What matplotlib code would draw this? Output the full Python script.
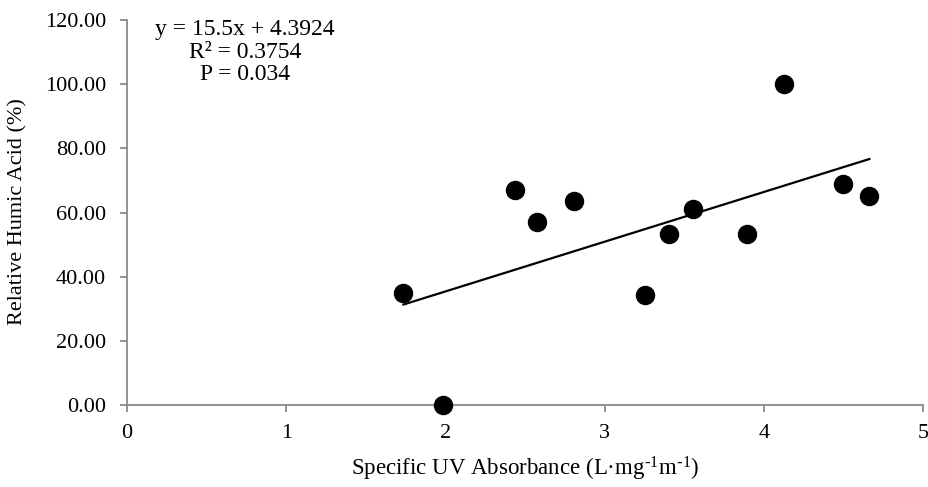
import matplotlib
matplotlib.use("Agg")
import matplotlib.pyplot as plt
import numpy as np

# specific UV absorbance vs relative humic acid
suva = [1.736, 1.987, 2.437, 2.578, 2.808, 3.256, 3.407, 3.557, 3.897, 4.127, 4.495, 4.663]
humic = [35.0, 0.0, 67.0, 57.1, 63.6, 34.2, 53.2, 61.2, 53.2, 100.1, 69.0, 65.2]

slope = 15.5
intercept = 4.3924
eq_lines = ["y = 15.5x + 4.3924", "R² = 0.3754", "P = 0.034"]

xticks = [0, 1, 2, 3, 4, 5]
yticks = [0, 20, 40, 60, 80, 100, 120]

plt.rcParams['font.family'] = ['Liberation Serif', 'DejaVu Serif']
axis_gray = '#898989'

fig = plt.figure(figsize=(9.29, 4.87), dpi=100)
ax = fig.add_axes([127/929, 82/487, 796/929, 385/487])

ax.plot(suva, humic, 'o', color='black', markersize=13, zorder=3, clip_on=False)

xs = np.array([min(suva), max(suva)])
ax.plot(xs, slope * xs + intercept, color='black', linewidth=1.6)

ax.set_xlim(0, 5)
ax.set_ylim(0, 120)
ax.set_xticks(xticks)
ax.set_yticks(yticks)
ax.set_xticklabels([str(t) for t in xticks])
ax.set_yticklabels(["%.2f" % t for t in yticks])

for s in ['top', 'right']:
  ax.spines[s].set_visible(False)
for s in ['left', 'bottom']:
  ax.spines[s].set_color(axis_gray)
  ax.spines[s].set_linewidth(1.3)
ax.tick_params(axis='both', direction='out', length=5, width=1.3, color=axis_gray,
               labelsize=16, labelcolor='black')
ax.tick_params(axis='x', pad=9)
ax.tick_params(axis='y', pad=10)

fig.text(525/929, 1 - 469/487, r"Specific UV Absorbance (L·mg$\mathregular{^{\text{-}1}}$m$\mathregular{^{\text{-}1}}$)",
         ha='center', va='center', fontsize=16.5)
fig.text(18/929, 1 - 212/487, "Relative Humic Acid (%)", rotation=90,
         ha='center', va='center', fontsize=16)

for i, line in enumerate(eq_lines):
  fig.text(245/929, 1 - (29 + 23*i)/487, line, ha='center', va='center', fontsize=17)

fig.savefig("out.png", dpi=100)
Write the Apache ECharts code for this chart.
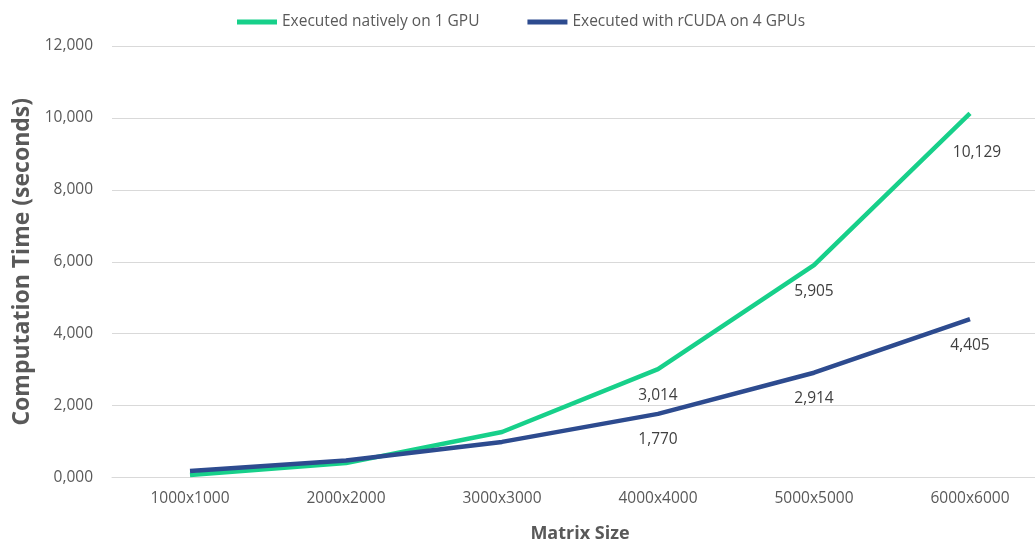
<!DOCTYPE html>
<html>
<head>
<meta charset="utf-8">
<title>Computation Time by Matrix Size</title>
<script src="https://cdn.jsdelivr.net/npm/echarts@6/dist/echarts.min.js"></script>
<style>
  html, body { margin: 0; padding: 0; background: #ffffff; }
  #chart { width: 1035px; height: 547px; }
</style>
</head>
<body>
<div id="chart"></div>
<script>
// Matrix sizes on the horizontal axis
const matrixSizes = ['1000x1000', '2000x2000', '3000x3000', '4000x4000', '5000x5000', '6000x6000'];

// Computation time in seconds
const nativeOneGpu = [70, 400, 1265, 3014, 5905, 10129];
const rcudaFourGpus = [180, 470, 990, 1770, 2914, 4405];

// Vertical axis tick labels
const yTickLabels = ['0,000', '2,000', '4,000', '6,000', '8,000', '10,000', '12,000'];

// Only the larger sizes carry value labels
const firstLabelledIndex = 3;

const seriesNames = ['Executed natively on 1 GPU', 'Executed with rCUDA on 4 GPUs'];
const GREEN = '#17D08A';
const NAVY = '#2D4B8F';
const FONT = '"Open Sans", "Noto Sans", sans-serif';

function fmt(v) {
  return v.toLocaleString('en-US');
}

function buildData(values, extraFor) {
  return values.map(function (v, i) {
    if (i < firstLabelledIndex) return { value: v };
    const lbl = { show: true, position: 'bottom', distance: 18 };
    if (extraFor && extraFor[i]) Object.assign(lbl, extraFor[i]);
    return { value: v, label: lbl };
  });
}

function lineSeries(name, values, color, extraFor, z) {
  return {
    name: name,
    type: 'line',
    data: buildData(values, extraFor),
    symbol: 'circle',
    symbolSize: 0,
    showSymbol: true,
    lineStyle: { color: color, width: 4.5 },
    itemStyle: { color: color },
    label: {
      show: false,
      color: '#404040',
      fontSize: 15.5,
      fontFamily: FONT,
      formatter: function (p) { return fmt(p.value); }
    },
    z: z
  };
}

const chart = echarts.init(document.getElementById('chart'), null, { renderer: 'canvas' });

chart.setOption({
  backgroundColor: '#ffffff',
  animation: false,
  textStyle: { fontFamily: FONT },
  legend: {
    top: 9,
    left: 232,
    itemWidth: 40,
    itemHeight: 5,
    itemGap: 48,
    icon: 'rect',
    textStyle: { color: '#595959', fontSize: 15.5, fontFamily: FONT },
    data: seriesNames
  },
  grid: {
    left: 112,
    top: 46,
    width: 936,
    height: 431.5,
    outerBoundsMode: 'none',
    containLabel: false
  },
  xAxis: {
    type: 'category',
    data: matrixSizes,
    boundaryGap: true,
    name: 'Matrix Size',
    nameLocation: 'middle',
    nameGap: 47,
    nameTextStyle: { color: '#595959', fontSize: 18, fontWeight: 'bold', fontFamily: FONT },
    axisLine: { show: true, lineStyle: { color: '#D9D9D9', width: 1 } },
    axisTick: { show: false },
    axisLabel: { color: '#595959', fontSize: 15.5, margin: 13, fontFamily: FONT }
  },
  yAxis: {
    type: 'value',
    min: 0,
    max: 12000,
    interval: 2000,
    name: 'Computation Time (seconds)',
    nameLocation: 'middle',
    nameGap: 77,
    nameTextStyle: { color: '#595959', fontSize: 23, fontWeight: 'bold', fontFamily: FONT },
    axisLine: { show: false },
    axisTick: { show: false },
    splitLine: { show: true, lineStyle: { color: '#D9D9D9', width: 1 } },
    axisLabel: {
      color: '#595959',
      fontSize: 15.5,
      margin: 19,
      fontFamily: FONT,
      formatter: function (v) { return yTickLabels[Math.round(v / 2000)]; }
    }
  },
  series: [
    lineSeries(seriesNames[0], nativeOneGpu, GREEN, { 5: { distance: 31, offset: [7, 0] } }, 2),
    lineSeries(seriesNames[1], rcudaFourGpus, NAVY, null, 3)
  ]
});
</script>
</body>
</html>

==*==

* **AIM OF THE TASK**: Leave every image out, and retype the material exactly.

* **THE RESULT**:
What matplotlib code would draw this? Output the full Python script.
import matplotlib
matplotlib.use("Agg")
import matplotlib.pyplot as plt
import numpy as np

# specific UV absorbance vs relative humic acid
suva = [1.736, 1.987, 2.437, 2.578, 2.808, 3.256, 3.407, 3.557, 3.897, 4.127, 4.495, 4.663]
humic = [35.0, 0.0, 67.0, 57.1, 63.6, 34.2, 53.2, 61.2, 53.2, 100.1, 69.0, 65.2]

slope = 15.5
intercept = 4.3924
eq_lines = ["y = 15.5x + 4.3924", "R² = 0.3754", "P = 0.034"]

xticks = [0, 1, 2, 3, 4, 5]
yticks = [0, 20, 40, 60, 80, 100, 120]

plt.rcParams['font.family'] = ['Liberation Serif', 'DejaVu Serif']
axis_gray = '#898989'

fig = plt.figure(figsize=(9.29, 4.87), dpi=100)
ax = fig.add_axes([127/929, 82/487, 796/929, 385/487])

ax.plot(suva, humic, 'o', color='black', markersize=13, zorder=3, clip_on=False)

xs = np.array([min(suva), max(suva)])
ax.plot(xs, slope * xs + intercept, color='black', linewidth=1.6)

ax.set_xlim(0, 5)
ax.set_ylim(0, 120)
ax.set_xticks(xticks)
ax.set_yticks(yticks)
ax.set_xticklabels([str(t) for t in xticks])
ax.set_yticklabels(["%.2f" % t for t in yticks])

for s in ['top', 'right']:
  ax.spines[s].set_visible(False)
for s in ['left', 'bottom']:
  ax.spines[s].set_color(axis_gray)
  ax.spines[s].set_linewidth(1.3)
ax.tick_params(axis='both', direction='out', length=5, width=1.3, color=axis_gray,
               labelsize=16, labelcolor='black')
ax.tick_params(axis='x', pad=9)
ax.tick_params(axis='y', pad=10)

fig.text(525/929, 1 - 469/487, r"Specific UV Absorbance (L·mg$\mathregular{^{\text{-}1}}$m$\mathregular{^{\text{-}1}}$)",
         ha='center', va='center', fontsize=16.5)
fig.text(18/929, 1 - 212/487, "Relative Humic Acid (%)", rotation=90,
         ha='center', va='center', fontsize=16)

for i, line in enumerate(eq_lines):
  fig.text(245/929, 1 - (29 + 23*i)/487, line, ha='center', va='center', fontsize=17)

fig.savefig("out.png", dpi=100)
Write the Apache ECharts code for this chart.
<!DOCTYPE html>
<html>
<head>
<meta charset="utf-8">
<title>Computation Time by Matrix Size</title>
<script src="https://cdn.jsdelivr.net/npm/echarts@6/dist/echarts.min.js"></script>
<style>
  html, body { margin: 0; padding: 0; background: #ffffff; }
  #chart { width: 1035px; height: 547px; }
</style>
</head>
<body>
<div id="chart"></div>
<script>
// Matrix sizes on the horizontal axis
const matrixSizes = ['1000x1000', '2000x2000', '3000x3000', '4000x4000', '5000x5000', '6000x6000'];

// Computation time in seconds
const nativeOneGpu = [70, 400, 1265, 3014, 5905, 10129];
const rcudaFourGpus = [180, 470, 990, 1770, 2914, 4405];

// Vertical axis tick labels
const yTickLabels = ['0,000', '2,000', '4,000', '6,000', '8,000', '10,000', '12,000'];

// Only the larger sizes carry value labels
const firstLabelledIndex = 3;

const seriesNames = ['Executed natively on 1 GPU', 'Executed with rCUDA on 4 GPUs'];
const GREEN = '#17D08A';
const NAVY = '#2D4B8F';
const FONT = '"Open Sans", "Noto Sans", sans-serif';

function fmt(v) {
  return v.toLocaleString('en-US');
}

function buildData(values, extraFor) {
  return values.map(function (v, i) {
    if (i < firstLabelledIndex) return { value: v };
    const lbl = { show: true, position: 'bottom', distance: 18 };
    if (extraFor && extraFor[i]) Object.assign(lbl, extraFor[i]);
    return { value: v, label: lbl };
  });
}

function lineSeries(name, values, color, extraFor, z) {
  return {
    name: name,
    type: 'line',
    data: buildData(values, extraFor),
    symbol: 'circle',
    symbolSize: 0,
    showSymbol: true,
    lineStyle: { color: color, width: 4.5 },
    itemStyle: { color: color },
    label: {
      show: false,
      color: '#404040',
      fontSize: 15.5,
      fontFamily: FONT,
      formatter: function (p) { return fmt(p.value); }
    },
    z: z
  };
}

const chart = echarts.init(document.getElementById('chart'), null, { renderer: 'canvas' });

chart.setOption({
  backgroundColor: '#ffffff',
  animation: false,
  textStyle: { fontFamily: FONT },
  legend: {
    top: 9,
    left: 232,
    itemWidth: 40,
    itemHeight: 5,
    itemGap: 48,
    icon: 'rect',
    textStyle: { color: '#595959', fontSize: 15.5, fontFamily: FONT },
    data: seriesNames
  },
  grid: {
    left: 112,
    top: 46,
    width: 936,
    height: 431.5,
    outerBoundsMode: 'none',
    containLabel: false
  },
  xAxis: {
    type: 'category',
    data: matrixSizes,
    boundaryGap: true,
    name: 'Matrix Size',
    nameLocation: 'middle',
    nameGap: 47,
    nameTextStyle: { color: '#595959', fontSize: 18, fontWeight: 'bold', fontFamily: FONT },
    axisLine: { show: true, lineStyle: { color: '#D9D9D9', width: 1 } },
    axisTick: { show: false },
    axisLabel: { color: '#595959', fontSize: 15.5, margin: 13, fontFamily: FONT }
  },
  yAxis: {
    type: 'value',
    min: 0,
    max: 12000,
    interval: 2000,
    name: 'Computation Time (seconds)',
    nameLocation: 'middle',
    nameGap: 77,
    nameTextStyle: { color: '#595959', fontSize: 23, fontWeight: 'bold', fontFamily: FONT },
    axisLine: { show: false },
    axisTick: { show: false },
    splitLine: { show: true, lineStyle: { color: '#D9D9D9', width: 1 } },
    axisLabel: {
      color: '#595959',
      fontSize: 15.5,
      margin: 19,
      fontFamily: FONT,
      formatter: function (v) { return yTickLabels[Math.round(v / 2000)]; }
    }
  },
  series: [
    lineSeries(seriesNames[0], nativeOneGpu, GREEN, { 5: { distance: 31, offset: [7, 0] } }, 2),
    lineSeries(seriesNames[1], rcudaFourGpus, NAVY, null, 3)
  ]
});
</script>
</body>
</html>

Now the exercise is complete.